Give again, word for word, the lines below that run from the line with "Clone this chart in matplotlib." through the line with "nov1_hi = [170, 880, 1620, 2431]". Drop the pictures.

**EXTRACTED RECORDS:**
=====

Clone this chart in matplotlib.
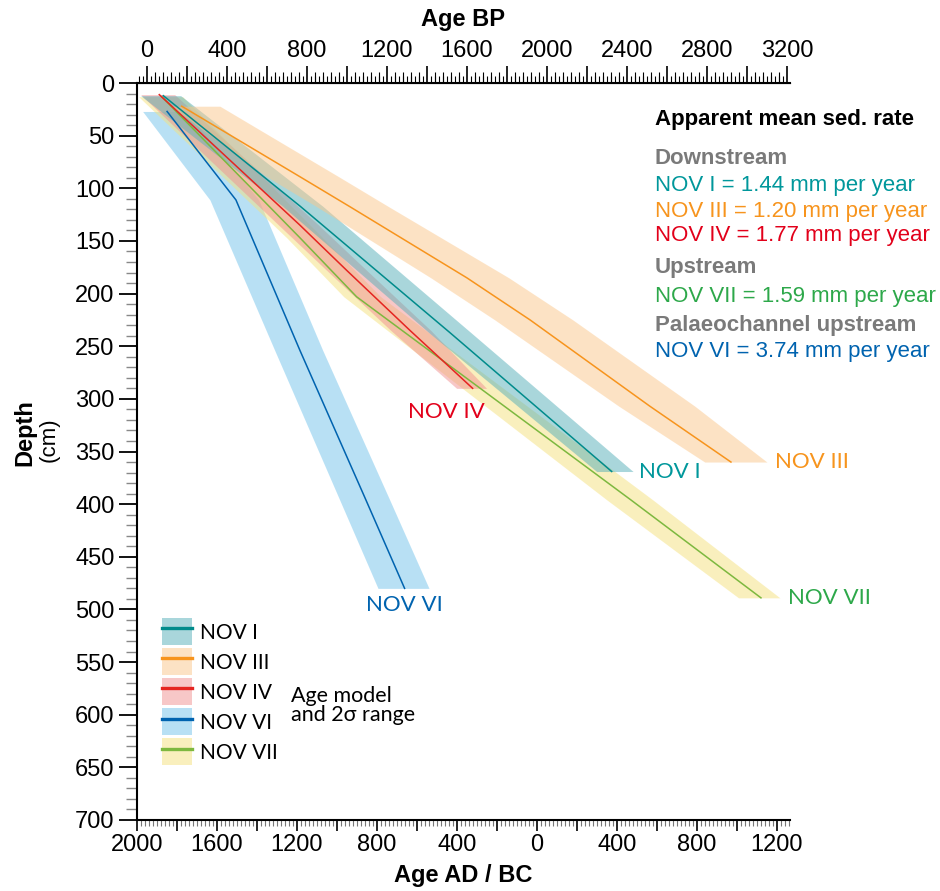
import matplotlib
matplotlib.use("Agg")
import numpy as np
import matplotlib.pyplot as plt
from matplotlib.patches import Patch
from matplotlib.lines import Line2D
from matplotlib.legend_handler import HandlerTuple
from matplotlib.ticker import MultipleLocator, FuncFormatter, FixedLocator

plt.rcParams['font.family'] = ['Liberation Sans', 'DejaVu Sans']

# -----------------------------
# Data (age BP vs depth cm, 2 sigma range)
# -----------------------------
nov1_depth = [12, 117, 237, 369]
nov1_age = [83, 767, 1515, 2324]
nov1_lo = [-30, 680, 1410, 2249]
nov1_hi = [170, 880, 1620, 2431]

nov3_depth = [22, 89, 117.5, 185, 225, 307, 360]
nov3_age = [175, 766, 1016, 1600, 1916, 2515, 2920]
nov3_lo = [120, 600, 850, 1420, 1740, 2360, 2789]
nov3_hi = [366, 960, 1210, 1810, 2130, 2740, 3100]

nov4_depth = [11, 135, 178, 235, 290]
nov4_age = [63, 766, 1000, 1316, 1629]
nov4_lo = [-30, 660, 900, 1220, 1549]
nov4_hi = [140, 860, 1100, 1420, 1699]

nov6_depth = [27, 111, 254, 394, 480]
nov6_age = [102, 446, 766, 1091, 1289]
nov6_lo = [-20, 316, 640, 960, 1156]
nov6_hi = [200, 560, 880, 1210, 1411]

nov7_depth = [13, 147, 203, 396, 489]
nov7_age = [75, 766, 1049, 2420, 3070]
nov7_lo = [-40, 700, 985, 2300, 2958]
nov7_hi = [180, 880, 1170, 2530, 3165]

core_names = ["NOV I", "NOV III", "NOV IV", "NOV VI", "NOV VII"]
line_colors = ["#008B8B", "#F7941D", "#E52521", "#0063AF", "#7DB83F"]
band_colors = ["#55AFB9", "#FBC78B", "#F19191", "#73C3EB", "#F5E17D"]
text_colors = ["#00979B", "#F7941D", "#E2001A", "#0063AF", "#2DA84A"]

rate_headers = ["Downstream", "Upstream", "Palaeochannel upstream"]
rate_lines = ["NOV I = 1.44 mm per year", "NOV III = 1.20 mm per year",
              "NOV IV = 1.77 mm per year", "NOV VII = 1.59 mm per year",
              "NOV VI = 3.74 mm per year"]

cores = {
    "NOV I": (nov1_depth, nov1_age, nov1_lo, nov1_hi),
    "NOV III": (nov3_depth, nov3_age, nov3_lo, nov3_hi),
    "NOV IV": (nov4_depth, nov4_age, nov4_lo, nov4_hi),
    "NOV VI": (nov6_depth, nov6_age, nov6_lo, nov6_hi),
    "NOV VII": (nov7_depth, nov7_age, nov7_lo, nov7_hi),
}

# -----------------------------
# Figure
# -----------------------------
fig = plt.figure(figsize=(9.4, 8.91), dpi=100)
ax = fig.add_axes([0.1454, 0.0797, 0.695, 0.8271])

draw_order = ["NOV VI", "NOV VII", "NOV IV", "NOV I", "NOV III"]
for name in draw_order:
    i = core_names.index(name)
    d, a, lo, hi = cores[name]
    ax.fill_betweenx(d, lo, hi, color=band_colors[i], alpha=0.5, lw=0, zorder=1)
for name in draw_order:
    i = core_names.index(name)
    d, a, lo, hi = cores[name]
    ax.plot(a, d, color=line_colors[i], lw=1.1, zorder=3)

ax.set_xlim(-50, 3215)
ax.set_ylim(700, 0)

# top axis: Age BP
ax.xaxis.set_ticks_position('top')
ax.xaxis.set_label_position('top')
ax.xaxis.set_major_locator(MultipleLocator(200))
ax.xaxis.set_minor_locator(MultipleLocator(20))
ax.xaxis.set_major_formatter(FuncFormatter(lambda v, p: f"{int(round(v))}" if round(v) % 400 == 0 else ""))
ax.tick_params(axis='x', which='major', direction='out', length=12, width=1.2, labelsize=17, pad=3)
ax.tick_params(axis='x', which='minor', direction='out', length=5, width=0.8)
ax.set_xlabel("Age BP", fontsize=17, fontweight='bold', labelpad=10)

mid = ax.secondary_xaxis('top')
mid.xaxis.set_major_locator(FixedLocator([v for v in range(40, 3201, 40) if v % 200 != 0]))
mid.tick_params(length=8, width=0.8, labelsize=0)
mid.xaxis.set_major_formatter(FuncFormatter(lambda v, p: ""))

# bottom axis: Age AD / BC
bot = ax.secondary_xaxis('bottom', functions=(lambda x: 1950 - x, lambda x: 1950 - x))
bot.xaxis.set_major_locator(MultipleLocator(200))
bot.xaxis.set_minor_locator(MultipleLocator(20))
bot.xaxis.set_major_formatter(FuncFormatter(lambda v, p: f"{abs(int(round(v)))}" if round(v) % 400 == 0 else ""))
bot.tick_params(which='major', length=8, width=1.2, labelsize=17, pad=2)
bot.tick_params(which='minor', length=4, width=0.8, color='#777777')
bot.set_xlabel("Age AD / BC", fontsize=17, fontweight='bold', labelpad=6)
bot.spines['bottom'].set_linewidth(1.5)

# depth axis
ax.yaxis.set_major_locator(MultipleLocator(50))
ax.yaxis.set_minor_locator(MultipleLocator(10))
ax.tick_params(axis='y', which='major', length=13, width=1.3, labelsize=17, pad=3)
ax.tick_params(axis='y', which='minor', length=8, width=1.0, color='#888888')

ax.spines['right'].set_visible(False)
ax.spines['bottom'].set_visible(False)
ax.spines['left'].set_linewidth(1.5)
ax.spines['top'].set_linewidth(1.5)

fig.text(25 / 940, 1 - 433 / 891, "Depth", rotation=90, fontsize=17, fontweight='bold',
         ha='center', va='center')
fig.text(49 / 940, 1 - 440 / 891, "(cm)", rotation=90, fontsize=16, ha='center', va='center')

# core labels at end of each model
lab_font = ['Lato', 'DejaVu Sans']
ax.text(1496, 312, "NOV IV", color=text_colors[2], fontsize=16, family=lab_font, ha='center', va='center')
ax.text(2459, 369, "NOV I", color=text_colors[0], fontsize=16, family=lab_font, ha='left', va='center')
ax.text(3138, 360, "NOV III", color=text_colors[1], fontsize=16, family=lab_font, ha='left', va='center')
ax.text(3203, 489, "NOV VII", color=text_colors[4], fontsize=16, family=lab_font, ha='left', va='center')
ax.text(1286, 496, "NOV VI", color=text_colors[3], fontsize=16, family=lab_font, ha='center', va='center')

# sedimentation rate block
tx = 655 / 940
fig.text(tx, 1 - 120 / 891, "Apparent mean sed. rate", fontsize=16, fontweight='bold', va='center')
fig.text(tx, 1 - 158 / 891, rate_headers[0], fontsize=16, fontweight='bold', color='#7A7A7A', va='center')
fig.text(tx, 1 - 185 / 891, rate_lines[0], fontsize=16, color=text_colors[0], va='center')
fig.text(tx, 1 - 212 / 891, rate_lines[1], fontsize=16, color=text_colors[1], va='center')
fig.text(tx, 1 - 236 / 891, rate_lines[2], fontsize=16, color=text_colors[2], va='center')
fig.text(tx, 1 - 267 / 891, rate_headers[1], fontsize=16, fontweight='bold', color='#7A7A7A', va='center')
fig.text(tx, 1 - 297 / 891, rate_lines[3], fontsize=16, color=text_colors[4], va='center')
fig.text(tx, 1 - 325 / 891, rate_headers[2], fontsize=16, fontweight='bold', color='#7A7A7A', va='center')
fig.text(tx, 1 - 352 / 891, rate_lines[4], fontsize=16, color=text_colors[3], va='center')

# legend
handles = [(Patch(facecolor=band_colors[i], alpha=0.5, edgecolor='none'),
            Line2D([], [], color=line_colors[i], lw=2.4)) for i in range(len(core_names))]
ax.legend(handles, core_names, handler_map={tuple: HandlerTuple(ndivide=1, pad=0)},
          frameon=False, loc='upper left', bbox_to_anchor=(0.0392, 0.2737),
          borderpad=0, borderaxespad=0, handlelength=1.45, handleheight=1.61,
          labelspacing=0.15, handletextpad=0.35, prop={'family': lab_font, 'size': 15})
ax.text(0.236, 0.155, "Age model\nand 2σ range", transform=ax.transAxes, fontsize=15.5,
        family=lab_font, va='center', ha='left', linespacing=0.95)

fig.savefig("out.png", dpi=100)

=====

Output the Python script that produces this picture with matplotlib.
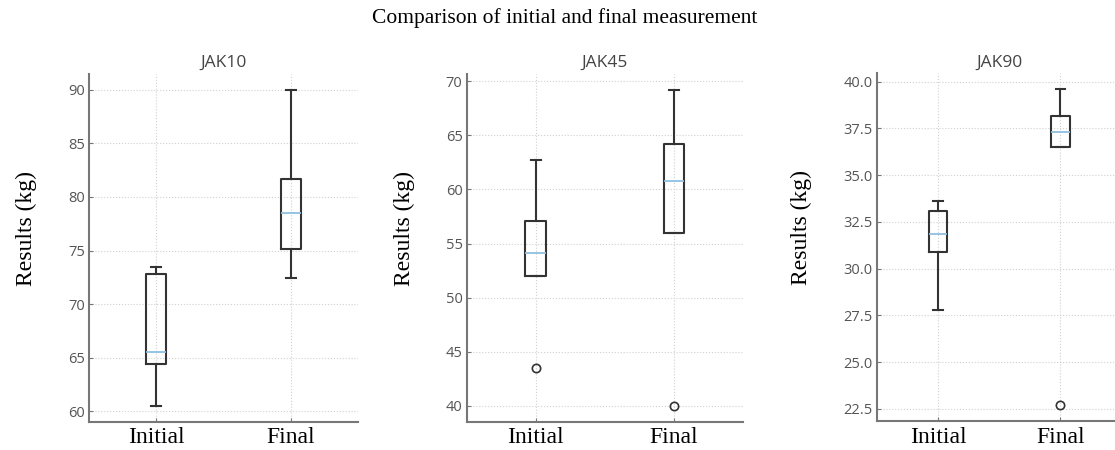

=====

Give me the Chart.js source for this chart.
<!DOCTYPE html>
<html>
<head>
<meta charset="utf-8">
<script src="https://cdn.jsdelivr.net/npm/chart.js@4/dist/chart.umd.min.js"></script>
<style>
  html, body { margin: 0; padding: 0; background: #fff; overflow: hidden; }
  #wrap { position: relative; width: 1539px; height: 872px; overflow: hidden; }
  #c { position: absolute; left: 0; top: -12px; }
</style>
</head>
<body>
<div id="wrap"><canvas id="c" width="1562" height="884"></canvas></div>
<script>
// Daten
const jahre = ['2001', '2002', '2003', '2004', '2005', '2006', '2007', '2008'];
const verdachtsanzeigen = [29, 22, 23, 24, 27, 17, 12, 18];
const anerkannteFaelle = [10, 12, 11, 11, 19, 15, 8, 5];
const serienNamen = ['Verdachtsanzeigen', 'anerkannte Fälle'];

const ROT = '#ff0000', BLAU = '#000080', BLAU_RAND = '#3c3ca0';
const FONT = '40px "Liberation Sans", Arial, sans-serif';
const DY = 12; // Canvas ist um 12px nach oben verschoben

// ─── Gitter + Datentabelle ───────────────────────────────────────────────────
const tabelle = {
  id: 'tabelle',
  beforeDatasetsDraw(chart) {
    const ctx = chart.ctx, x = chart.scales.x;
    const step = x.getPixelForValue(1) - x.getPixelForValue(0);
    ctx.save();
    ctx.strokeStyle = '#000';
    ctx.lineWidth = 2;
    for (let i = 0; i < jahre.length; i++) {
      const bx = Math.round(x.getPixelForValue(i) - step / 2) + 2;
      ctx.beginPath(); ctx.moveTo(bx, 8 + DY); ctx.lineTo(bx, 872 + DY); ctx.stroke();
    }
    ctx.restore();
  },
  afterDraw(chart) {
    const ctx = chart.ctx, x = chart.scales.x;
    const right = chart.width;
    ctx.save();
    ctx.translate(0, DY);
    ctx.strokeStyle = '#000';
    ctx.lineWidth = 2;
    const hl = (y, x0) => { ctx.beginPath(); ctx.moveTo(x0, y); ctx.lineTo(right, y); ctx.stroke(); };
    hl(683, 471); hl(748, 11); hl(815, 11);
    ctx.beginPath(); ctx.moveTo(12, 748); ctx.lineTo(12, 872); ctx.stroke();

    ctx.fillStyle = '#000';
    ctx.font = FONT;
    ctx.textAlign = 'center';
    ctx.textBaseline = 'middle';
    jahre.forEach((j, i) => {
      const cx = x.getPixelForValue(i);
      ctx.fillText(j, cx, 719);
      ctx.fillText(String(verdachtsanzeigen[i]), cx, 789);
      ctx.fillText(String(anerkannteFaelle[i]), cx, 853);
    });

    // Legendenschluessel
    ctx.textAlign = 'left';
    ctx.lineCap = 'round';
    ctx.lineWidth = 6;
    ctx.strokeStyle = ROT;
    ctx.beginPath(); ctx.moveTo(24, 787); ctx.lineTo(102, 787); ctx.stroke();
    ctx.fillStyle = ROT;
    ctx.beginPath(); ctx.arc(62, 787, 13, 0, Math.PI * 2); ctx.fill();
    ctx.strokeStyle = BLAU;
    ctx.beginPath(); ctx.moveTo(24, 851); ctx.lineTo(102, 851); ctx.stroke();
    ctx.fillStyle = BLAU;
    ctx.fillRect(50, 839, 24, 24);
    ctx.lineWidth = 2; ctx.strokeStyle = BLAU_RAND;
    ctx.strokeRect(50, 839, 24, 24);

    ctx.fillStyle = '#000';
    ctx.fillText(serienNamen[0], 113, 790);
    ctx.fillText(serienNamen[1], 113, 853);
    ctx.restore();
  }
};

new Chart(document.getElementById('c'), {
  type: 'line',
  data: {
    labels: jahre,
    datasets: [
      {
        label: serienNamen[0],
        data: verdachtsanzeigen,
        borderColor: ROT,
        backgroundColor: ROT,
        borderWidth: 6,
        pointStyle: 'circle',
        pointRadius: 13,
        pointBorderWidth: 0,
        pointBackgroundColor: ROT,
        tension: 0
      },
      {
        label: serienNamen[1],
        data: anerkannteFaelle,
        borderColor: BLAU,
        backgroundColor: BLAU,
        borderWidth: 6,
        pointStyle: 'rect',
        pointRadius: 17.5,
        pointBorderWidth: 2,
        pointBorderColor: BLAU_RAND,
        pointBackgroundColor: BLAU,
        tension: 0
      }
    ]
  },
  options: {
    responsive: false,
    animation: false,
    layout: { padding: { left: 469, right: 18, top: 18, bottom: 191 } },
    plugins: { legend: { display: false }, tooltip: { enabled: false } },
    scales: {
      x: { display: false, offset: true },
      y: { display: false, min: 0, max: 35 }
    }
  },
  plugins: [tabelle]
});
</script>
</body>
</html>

=====

**SOLUTION FOR THIS EXERCISE:**
Clone this chart in matplotlib.
import matplotlib
matplotlib.use("Agg")
import numpy as np
import matplotlib.pyplot as plt
from matplotlib.patches import Patch
from matplotlib.lines import Line2D
from matplotlib.legend_handler import HandlerTuple
from matplotlib.ticker import MultipleLocator, FuncFormatter, FixedLocator

plt.rcParams['font.family'] = ['Liberation Sans', 'DejaVu Sans']

# -----------------------------
# Data (age BP vs depth cm, 2 sigma range)
# -----------------------------
nov1_depth = [12, 117, 237, 369]
nov1_age = [83, 767, 1515, 2324]
nov1_lo = [-30, 680, 1410, 2249]
nov1_hi = [170, 880, 1620, 2431]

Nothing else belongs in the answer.